Slow Cooker Instructions:

  1. In a large crockpot, combine chicken, garlic, enchilada sauce, broth, salt, pepper, cumin, paprika, oregano. Cook on low for 6-7 hours or high for 3-4 hours- more or less depending on your crockpot.
  2. When chicken is done, place onto cutting board and shred using two forks. Return to pot with lime juice, spinach, and cilantro; cook an addition 10 minutes or so, until spinach is wilted.
  3. If you are making your own tostada shells: preheat oven to 400 and line baking sheet with foil. Lightly brush each side of the tortillas with olive oil, and bake for 4-5 minutes per side, until crispy and golden brown. Blot excess grease with a paper towel and set aside.
  4. Turn oven to broil.
  5. Spread a thin layer of beans onto each tostada, followed by shredded chicken and cheese. Broil for 2 minutes, until cheese is melted.
  6. Top with Guacamole, cilantro, mexican crema, and salsa. 

Instant Pot Instructions:

  1. To your instant pot, add chicken, garlic, enchilada sauce, chicken broth, salt, pepper, cumin, paprika, oregano and cook high pressure for 10 minutes.  
  2. When chicken is done, carefully release pressure and then remove chicken to shred.  Return chicken to instant pot with lime juice, spinach, and cilantro; put lid back on and let sit for 5-10 additional minutes.  
  3. If you are making your own tostada shells: preheat oven to 400 and line baking sheet with foil.
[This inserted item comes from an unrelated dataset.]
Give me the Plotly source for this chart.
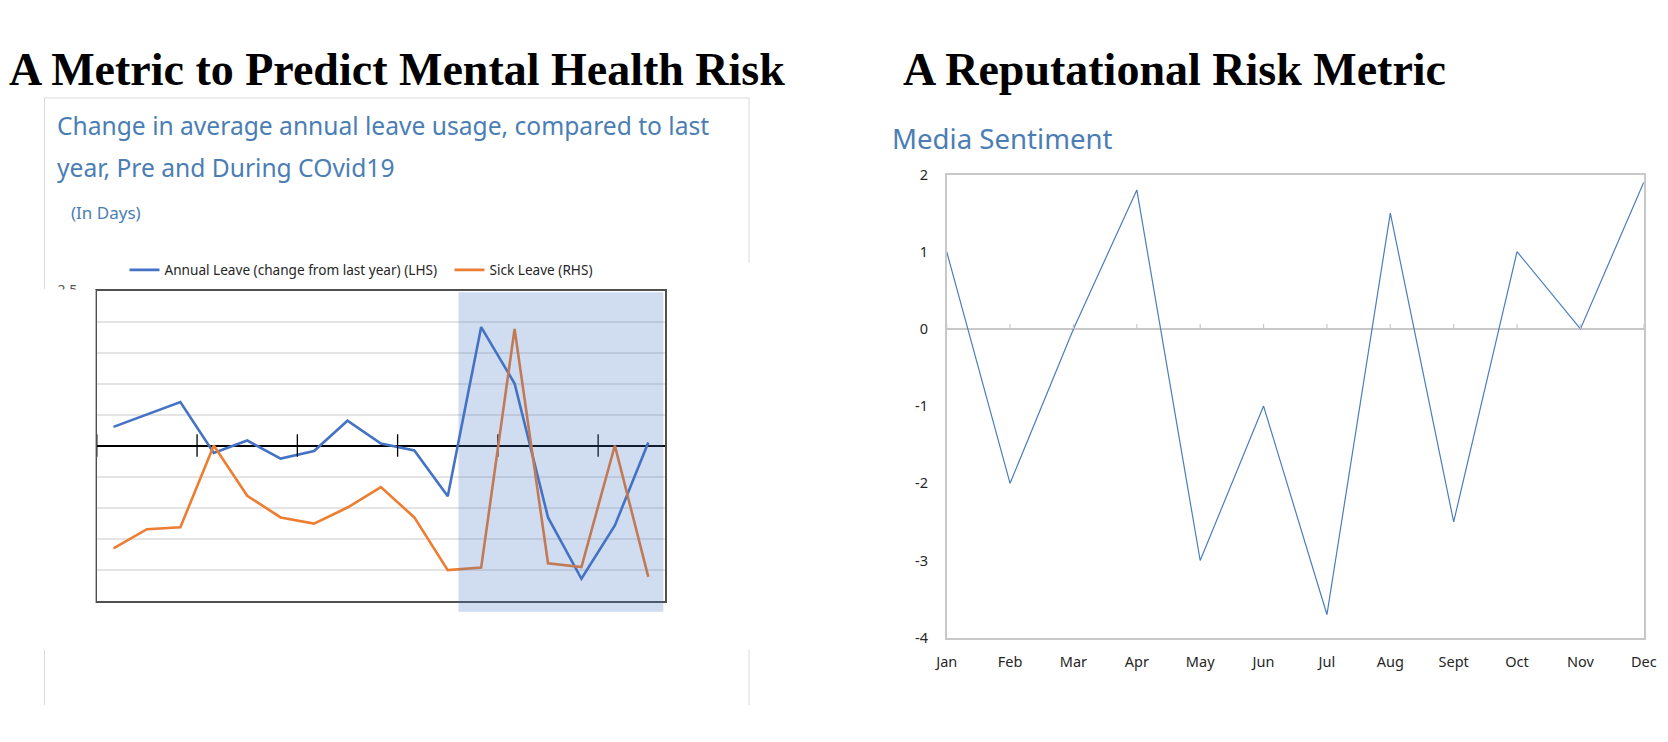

Lightly brush each side of the tortillas with olive oil, and bake for 4-5 minutes per side, until crispy and golden brown. Blot excess grease with a paper towel and set aside.
  4. Turn oven to broil.
  5. Spread a thin layer of beans onto each tostada, followed by shredded chicken and cheese. Broil for 2 minutes, until cheese is melted.
  6. Top with Guacamole, cilantro, mexican crema, and salsa.